This morning I read an article by the Golf Channel’s Jason Sobel, titled “Why not scale back to focus on first win?” The article premised around a theory of “peaking” in professional golf and the idea for Tour pros in search of their 1st career win to gear up for a few regular Tour events the way Tiger, Phil, Rory and co. gear up for major championships. While I read Jason’s thoughts – as well as quotes from a handful of Tour players – the hamsters began running in my mind.
My first thought was that I loved the idea. Tiger and the other cast of elite players players focus for major championships unlike any other events during the season. They travel to major venues in the months leading up, playing upwards of 10 practice rounds before competition commences. They work specifically on elements of their game they will need to perform well at each particular venue. Equipment changes are made. Sessions with mental coaches are centered around these pinnacle events. It’s all in an effort to bolster their career resumes and add major championships to their list of credentials.
Thus far, it seems to be working, for some of the guys – Tiger Woods (14), Phil Mickelson (5), Ernie Els (4), and Rory McIlroy (2), but what about the others? Obviously there are top echelon players who haven’t converted in this category, despite employing the strategy of increased focus. Perhaps, it’s because of this strategy.
Coaches who help PGA Tour players with the mental side of the sport, often talk about level of importance and the effects it can have. They encourage their athletes not to add value or importance, because this often times impedes their ability to hone in on the aspects of their game’s they can control – i.e. concentration, focus pertaining to the shot at hand, the current elements, etc. Doing this will often times shift a golfer’s focus away from the process and gear it more towards the result. Every shot should have equal importance. The upcoming shot is the most important shot.
A specific example of this is Sergio Garcia after the 2007 British Open. His post-round comments were quite pessimistic regarding his finish. It was the best run he’d made at a major since ’99 against Tiger at the PGA, but he was so wrapped into the result, he wouldn’t allow himself to relish in the positives.

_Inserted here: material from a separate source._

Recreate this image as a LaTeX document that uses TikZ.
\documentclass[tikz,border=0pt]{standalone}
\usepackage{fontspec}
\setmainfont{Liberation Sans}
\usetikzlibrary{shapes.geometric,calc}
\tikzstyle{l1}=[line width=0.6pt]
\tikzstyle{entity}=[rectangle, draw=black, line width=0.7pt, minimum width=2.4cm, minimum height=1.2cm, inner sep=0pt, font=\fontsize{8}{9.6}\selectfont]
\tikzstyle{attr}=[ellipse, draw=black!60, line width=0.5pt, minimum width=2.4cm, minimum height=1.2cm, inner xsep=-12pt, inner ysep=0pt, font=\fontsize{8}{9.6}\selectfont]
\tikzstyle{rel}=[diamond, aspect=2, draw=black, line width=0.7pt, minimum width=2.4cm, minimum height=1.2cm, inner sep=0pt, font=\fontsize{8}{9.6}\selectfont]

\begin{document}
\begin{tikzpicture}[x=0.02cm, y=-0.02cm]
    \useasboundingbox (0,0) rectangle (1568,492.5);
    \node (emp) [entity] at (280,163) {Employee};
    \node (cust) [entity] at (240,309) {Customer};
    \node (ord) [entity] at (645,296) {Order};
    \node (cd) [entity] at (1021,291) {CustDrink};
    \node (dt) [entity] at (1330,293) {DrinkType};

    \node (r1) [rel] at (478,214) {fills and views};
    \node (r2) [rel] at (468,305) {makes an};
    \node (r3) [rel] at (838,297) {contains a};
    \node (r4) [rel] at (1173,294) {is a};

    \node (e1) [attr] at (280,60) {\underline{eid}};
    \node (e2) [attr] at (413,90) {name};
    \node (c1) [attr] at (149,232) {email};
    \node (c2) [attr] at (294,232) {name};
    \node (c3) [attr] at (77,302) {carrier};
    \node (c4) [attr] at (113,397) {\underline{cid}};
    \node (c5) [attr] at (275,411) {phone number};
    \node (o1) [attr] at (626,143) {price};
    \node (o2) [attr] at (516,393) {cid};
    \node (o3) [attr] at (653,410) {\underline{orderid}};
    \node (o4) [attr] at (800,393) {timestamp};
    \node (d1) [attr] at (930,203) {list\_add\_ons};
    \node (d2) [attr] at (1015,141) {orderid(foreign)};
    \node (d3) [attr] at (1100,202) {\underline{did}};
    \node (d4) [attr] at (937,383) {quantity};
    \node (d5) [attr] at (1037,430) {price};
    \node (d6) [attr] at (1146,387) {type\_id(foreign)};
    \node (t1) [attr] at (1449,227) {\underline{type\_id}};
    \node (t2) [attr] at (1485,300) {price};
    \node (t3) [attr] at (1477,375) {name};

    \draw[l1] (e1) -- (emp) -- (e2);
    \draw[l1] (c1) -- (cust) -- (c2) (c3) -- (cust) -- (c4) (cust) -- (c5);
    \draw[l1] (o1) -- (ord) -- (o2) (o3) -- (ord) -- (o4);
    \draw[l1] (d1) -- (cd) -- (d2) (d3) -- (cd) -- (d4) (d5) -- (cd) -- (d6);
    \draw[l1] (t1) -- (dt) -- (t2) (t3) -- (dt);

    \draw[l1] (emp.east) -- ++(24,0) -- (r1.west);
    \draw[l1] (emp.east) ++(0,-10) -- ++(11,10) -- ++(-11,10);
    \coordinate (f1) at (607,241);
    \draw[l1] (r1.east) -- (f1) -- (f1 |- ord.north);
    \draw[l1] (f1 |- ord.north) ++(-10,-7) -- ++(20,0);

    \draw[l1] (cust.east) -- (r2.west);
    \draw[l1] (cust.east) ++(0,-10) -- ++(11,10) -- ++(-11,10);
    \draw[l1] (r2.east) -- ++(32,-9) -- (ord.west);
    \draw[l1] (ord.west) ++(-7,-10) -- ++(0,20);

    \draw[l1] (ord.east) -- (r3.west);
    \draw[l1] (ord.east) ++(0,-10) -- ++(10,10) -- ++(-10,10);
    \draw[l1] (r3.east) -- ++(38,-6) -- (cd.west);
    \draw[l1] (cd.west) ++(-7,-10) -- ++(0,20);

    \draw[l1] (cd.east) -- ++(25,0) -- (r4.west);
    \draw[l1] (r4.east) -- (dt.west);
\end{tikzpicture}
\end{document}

I understand disappoint, but he had a putt to win, hit a great putt and lipped it out. In interviews conducted in the months/years after, Sergio’s outlook of the ’07 Open improved drastically. Perhaps he was able to look at the event more subjectively, but it can’t be ignored the effect added importance had. If this was the McGladrey, I can’t imagine Sergio would have reacted the way he did.
Placing a higher level of importance on particular events has its effects. It skews perception. In Jason’s article, I think he is referring to players doing more of their “homework” on non-majors to get over the hump and learn how to win. With that, I completely agree, but I caution the notion of ramping up their focus.

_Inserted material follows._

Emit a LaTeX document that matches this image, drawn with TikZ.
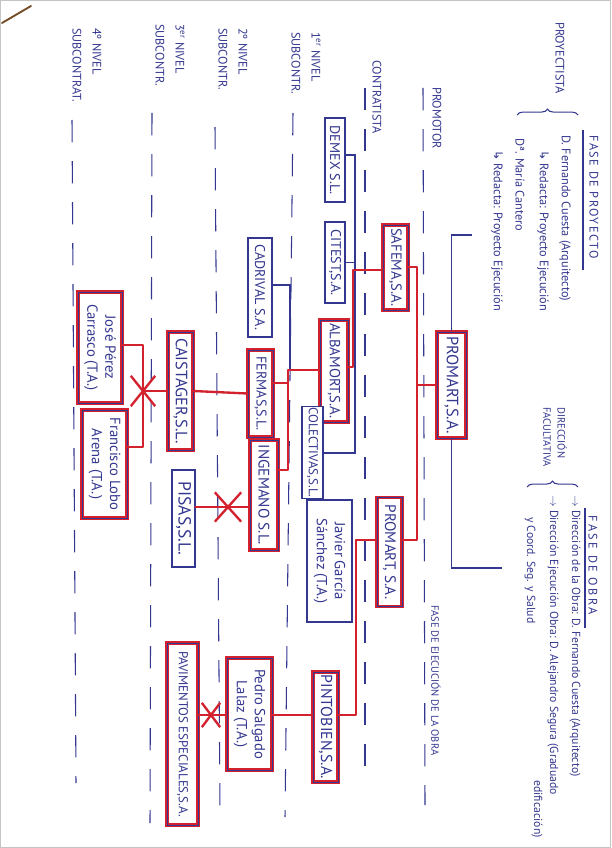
\documentclass[tikz,border=0pt]{standalone}
\usepackage{fontspec}
\setmainfont{PT Sans}
\newfontfamily\arrowfont{DejaVu Sans}
\usepackage{tikz}
\definecolor{penblue}{HTML}{34378F}
\definecolor{penred}{HTML}{D3222E}
\definecolor{pengray}{HTML}{C4C4C4}
\usetikzlibrary{shapes.misc}
\usetikzlibrary{decorations.pathreplacing}
\newcommand{\hookarrow}{{\arrowfont\char"21B3}}
\newcommand{\fs}[1]{\fontsize{#1}{#1}\selectfont}

\begin{document}
\begin{tikzpicture}
    [
    x=0.03cm, y=-0.03cm, font=\fontsize{10.5}{13}\selectfont, text=penblue,
    %Voreinstellungen
    cbox/.style={draw=penblue, line width=0.9pt, fill=white, rotate=-90, inner sep=1pt, align=center, font=\fs{12}},
    chainbox/.style={cbox, draw=penred, line width=1.1pt, double=penblue, double distance=0.5pt},
    twolines/.style={font=\fontsize{12.5}{15.5}\selectfont},
    dims/.style 2 args={minimum width=#1*0.8536pt, minimum height=#2*0.8536pt},
    rottext/.style={rotate=-90, inner sep=0pt, anchor=west, align=left, font=\fontsize{10.5}{17}\selectfont},
    blueline/.style={draw=penblue, line width=0.9pt},
    redline/.style={draw=penred, line width=2pt, line cap=round, line join=round},
    levelline/.style={draw=penblue, line width=0.9pt, dash pattern=on 19pt off 16pt},
    crossmark/.style={cross out, draw=penred, line width=2pt, inner sep=0pt}
    ]
    \useasboundingbox (0,0) rectangle (611,848);
    
    %Blatt
    \draw[pengray, line width=0.8pt] (0.5,0.5) rectangle (610.5,847.5);
    \draw[brown!60!black, line width=1.6pt, line cap=round] (2,23) -- (31,6);
    
    %Niveles
    \foreach \xa/\ya/\xb/\yb in {423/88/425/805, 365/88/365/785, 293/113/285/817, 215/127/220/810, 152/113/150/823, 72/120/76/783}
    \draw[levelline] (\xa,\ya) -- (\xb,\yb);
    
    \node[rottext] (proyectista) at (560,22) {PROYECTISTA};
    \node[rottext] (promotor) at (437,87) {PROMOTOR};
    \node[rottext] (contratista) at (377,60) {CONTRATISTA};
    \node[rottext] (nivel1) at (306,32) {1\textsuperscript{er} NIVEL\\SUBCONTR.};
    \node[rottext] (nivel2) at (233,28) {2º NIVEL\\SUBCONTR.};
    \node[rottext] (nivel3) at (170,24) {3\textsuperscript{er} NIVEL\\SUBCONTR.};
    \node[rottext] (nivel4) at (87,28) {4º NIVEL\\SUBCONTRAT.};
    
    %Fase de proyecto
    \node[rottext] (faseproy) at (594,135) {\addfontfeatures{LetterSpace=12}FASE DE PROYECTO};
    \draw[blueline] (583,130) -- (583,270);
    \node[rottext] (fernandoA) at (565,135) {D. Fernando Cuesta (Arquitecto)};
    \node[rottext] (redactaA) at (543,150) {\hookarrow\ Redacta: Proyecto Ejecución};
    \node[rottext] (maria) at (520,138) {Dª. María Cantero};
    \node[rottext] (redactaB) at (497,150) {\hookarrow\ Redacta: Proyecto Ejecución};
    \draw[blueline, decorate, decoration={brace, amplitude=5pt}] (517,115) -- (578,115);
    
    %Fase de obra
    \node[rottext, font=\fontsize{9}{12}\selectfont] (direccion) at (555,407) {DIRECCIÓN\\FACULTATIVA};
    \draw[blueline, decorate, decoration={brace, amplitude=5pt}] (527,487) -- (578,487);
    \node[rottext] (faseobra) at (593,515) {\addfontfeatures{LetterSpace=20}FASE DE OBRA};
    \draw[blueline] (585,508) -- (585,628);
    \node[rottext, font=\fs{10}] (obraA) at (575,495) {$\rightarrow$ Dirección de la Obra: D. Fernando Cuesta (Arquitecto)};
    \node[rottext, font=\fs{10}] (obraB) at (553,495) {$\rightarrow$ Dirección Ejecución Obra: D. Alejandro Segura (Graduado};
    \node[rottext, anchor=east, font=\fs{10}] (obraC) at (537,838) {edificación)};
    \node[rottext, font=\fs{10}] (obraD) at (530,517) {y Coord. Seg. y Salud};
    \node[rottext, font=\fs{9}] (ejecucion) at (436,605) {FASE DE EJECUCIÓN DE LA OBRA};
    
    %Promotor
    \node[chainbox, dims={106}{29}, font=\fs{14}] (promA) at (451.5,385) {PROMART,S.A.};
    
    %Contratistas
    \node[chainbox, dims={85}{25}, font=\fs{12.5}] (safema) at (395.5,267.5) {SAFEMA,S.A.};
    \node[chainbox, dims={109}{25}, font=\fs{13}] (promB) at (389.5,552) {PROMART, S.A.};
    
    %1er nivel
    \node[cbox, dims={84}{20}] (demex) at (335,160) {DEMEX S.L.};
    \node[cbox, dims={81}{20}] (citest) at (335,262.5) {CITEST,S.A.};
    \node[chainbox, dims={102}{28}, font=\fs{12.5}] (albamort) at (334,371) {ALBAMORT,S.A.};
    \node[cbox, dims={91}{21}, font=\fs{11}] (colectivas) at (312.5,452.5) {COLECTIVAS,S.L.};
    \node[cbox, dims={122}{45}, twolines] (javier) at (329.5,561) {Javier García\\Sánchez (T.A.)};
    \node[chainbox, dims={110}{25}, font=\fs{13.5}] (pintobien) at (325.5,727) {PINTOBIEN,S.A.};
    
    %2º nivel
    \node[cbox, dims={99}{24}] (cadrival) at (260,287.5) {CADRIVAL S.A.};
    \node[chainbox, dims={87}{25}] (fermas) at (260.5,393.5) {FERMAS,S.L.};
    \node[chainbox, dims={110}{28}, font=\fs{13}] (ingemano) at (264,495) {INGEMANO S.L.};
    \node[chainbox, dims={112}{45}, twolines] (pedro) at (249.5,714) {Pedro Salgado\\Lalaz (T.A.)};
    
    %3er nivel
    \node[chainbox, dims={118}{25}, font=\fs{14}] (caistager) at (180.5,391) {CAISTAGER,S.L.};
    \node[cbox, dims={97}{23}, font=\fs{15}] (pisas) at (183.5,518.5) {PISAS,S.L.};
    \node[chainbox, dims={182}{31}, font=\fs{11}] (pavimentos) at (182.5,734) {PAVIMENTOS ESPECIALES,S.A.};
    
    %4º nivel
    \node[chainbox, dims={111}{44}, twolines] (jose) at (100,347.5) {José Pérez\\Carrasco (T.A.)};
    \node[chainbox, dims={108}{45}, twolines] (francisco) at (104.5,464) {Francisco Lobo\\Arena (T.A.)};
    
    %Knoten der Linien
    \coordinate (fp) at (472,235);
    \coordinate (fo) at (502,568);
    \coordinate (j1) at (417,267);
    \coordinate (j2) at (417,540);
    \coordinate (j3) at (353,270);
    \coordinate (j4) at (353,367);
    \coordinate (b1) at (355,155);
    \coordinate (b2) at (355,453);
    \coordinate (j5) at (288,370);
    \coordinate (j6) at (288,470);
    \coordinate (j7) at (288,383);
    \coordinate (b3) at (290,285);
    \coordinate (j8) at (143,345);
    \coordinate (j9) at (143,447);
    \coordinate (k1) at (228,507);
    \coordinate (j10) at (356,540);
    \coordinate (j11) at (356,715);
    \coordinate (k2) at (211,715);
    
    %Promart -> fases
    \draw[blueline] (promA.west) |- (fp);
    \draw[blueline] (promA.east) |- (fo);
    
    %Promart -> contratistas
    \draw[redline] (promA.south) -- (promA.south -| j1);
    \draw[redline] (safema.north |- j1) -- (j1) -- (j2) -- (promB.north |- j2);
    
    %Safema -> 1er nivel
    \draw[blueline] (demex.north |- b1) -- (b1) -- (b2) -- (colectivas.north |- b2);
    \draw[blueline] (citest.north) -- (citest.north -| b1);
    \draw[redline] (safema.south |- j3) -- (j3) -- (j4) -- (albamort.north |- j4);
    
    %Albamort -> 2º nivel
    \draw[blueline] (cadrival.north |- b3) -- (b3) -- (b3 |- j5);
    \draw[redline] (albamort.south |- j5) -- (j5) -- (j6) -- (ingemano.north |- j6);
    \draw[redline] (fermas.north |- j7) -- (j7);
    
    %2º -> 3er nivel
    \draw[redline] (fermas.south) -- (caistager.north);
    \draw[redline] (ingemano.south |- k1) -- (pisas.north |- k1);
    
    %Caistager -> 4º nivel
    \draw[redline] (caistager.south) -- (caistager.south -| j8);
    \draw[redline] (jose.north |- j8) -- (j8) -- (j9) -- (francisco.north |- j9);
    
    %Promart -> Pintobien -> Pedro -> Pavimentos
    \draw[redline] (promB.south |- j10) -- (j10) -- (j11) -- (pintobien.north |- j11);
    \draw[redline] (pintobien.south |- j11) -- (pedro.north |- j11);
    \draw[redline] (pedro.south |- k2) -- (pavimentos.north |- k2);
    
    %Subcontratas no permitidas
    \node[crossmark, dims={22}{28}] (cut1) at (caistager.south -| j8) {};
    \node[crossmark, dims={24}{27}] (cut2) at (k1) {};
    \node[crossmark, dims={16}{22}] (cut3) at (k2) {};
\end{tikzpicture}
\end{document}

Pressing in golf rarely yields results. Tiger’s been pressing in majors since 2008. Rory’s been pressing since he put his new Nike’s in the bag. Luke Donald, Lee Westwood, and Sergio have been placing precedence in majors since they reached the top of the game. Results come naturally – from consistency in attitude and outlook. I’m not sure how placing utter focus on the Zurich Classic will unfold for players in search of win #1. Maybe it would work?
It’s worked before. Players win in their comfort zones. For years, players have certain “home” events or “personal 5th majors”. For Midwestern guys Zach Johnson and Steve Striker, the John Deere Classic is a safe haven. They’ve played phenomenal golf in the Quad Cities. What about Mike Weir in Canada? His track record is exceptional north of the border (win in ’99, playoff in ’04, President’s Cup success in ’07’). Ryan Moore won in his hometown of Las Vegas in 2012 at the JT Shriners. There are plenty of examples.
It makes me curious though, what level of success can be traced back to increased focus and what can be traced simply to familiarity of an area/course and culture? Maybe the key lies in gaining a comfortability with a specific event. A feeling that you know that event better than any of the other players in the event.
Maybe that’s exactly the point Jason Sobel is making.